Todos os seres realmente avançados na jornada espiritual sofreram e tem sofrido muito por causa dessa justiça. Alguns foram crucificados, flechados, enforcados, queimados, apedrejados, ou morreram de fome e sede em alguma masmorra escura e pestilenta. Outros são passados a fio de espada, decapitados, fuzilados, torturados ou trucidados.
Mas por que tudo isso?
Porque, independentemente de qualquer motivo específico, a incompreensão humana, a ânsia de poder, a ganância e a libertinagem coletiva, que ainda constitui a normalidade estatística doentia do mundo, não aceitam nenhum tipo de anormalidade, seja a anormalidade para baixo, a dos subnormais, retardados mentais, doentes psicóticos, miseráveis sem nome, sem fama, sem grana; seja a anormalidade para cima, dos supernormais, dos moralistas, éticos, virtuosos. Os subnormais são desprezados por causa de sua fragilidade. Já os supernormais são sempre perseguidos, pois a presença deles contraria frontalmente a ingratidão, o egoísmo e a mesquinhez do homem comum. A história nos revela que essa perseguição chega ao máximo do delírio exatamente contra os mais belos e avançados espécimes de nossa raça, aqueles que mais amam e dignificam a humanidade.
Os homens normais nunca toleraram e ainda não toleram a presença física de um autoiluminado. Matam-no geralmente, até mesmo para que se torne um santo. E depois... ainda lhe pedem graça e lhe imploram milagres! Neste mundo tão hostil, o homem crístico quando consegue escapar da perseguição ou da morte, acaba por tornar-se um solitário. Quase ninguém o compreende. Sente-se em pátria estrangeira, exilado. Alguns o consideram ingênuo; para outros é um tolo, se não for um louco. De qualquer modo, não passa de um visionário, de um inútil, segundo opinião dos normais.
Todavia, o sábio jamais se lamenta. Somente o sábio é realmente feliz, só ele é bem-aventurado, ainda que perseguido, mesmo no sofrimento.

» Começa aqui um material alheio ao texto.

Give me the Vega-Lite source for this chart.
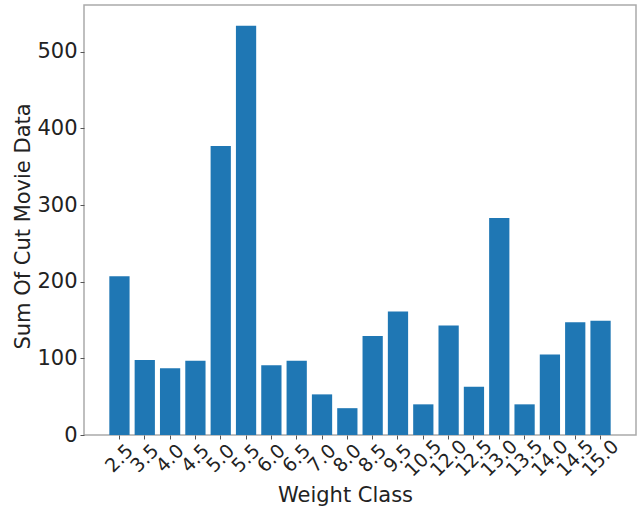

É preciso saber também que, todo e qualquer sofrimento de um homem crístico é sempre periférico e temporário. Jesus, por exemplo, é o homem mais feliz que este mundo já viu. Seus sofrimentos eram inteiramente voluntários e não passaram de 15 horas, de quinta feira à noite até sexta-feira, sendo que os sofrimentos físicos, embora intensos e terríveis não ultrapassaram três horas de duração.
O Reino de Deus não quer dizer algum lugar de onde se vem, onde se está ou para onde se vai. O Reino dos Céus, onde mora o santo, é o Reino da Verdade Libertadora, o repouso no supremo ideal da consciência, é o estado de espírito de quem já está na paz do Cristo. O sábio, ao ingressar nesse Reino, entra na comunhão dos santos, estando, portanto, na melhor companhia que existe. Daí, essa estranha imunidade do homem crístico em face dos acontecimentos externos, de qualquer natureza. Prazeres e dores, por exemplo, não mais lhe interessam, não mais o afetam. São coisas neutras e periféricas do ego, que o sábio contempla como um simples espectador, a partir de sua atitude positiva interna.
Esta atitude, sim, me é prioritária, pois é ela que pode erguer-me ainda mais às alturas, rumo às culminâncias do meu eterno e glorioso destino.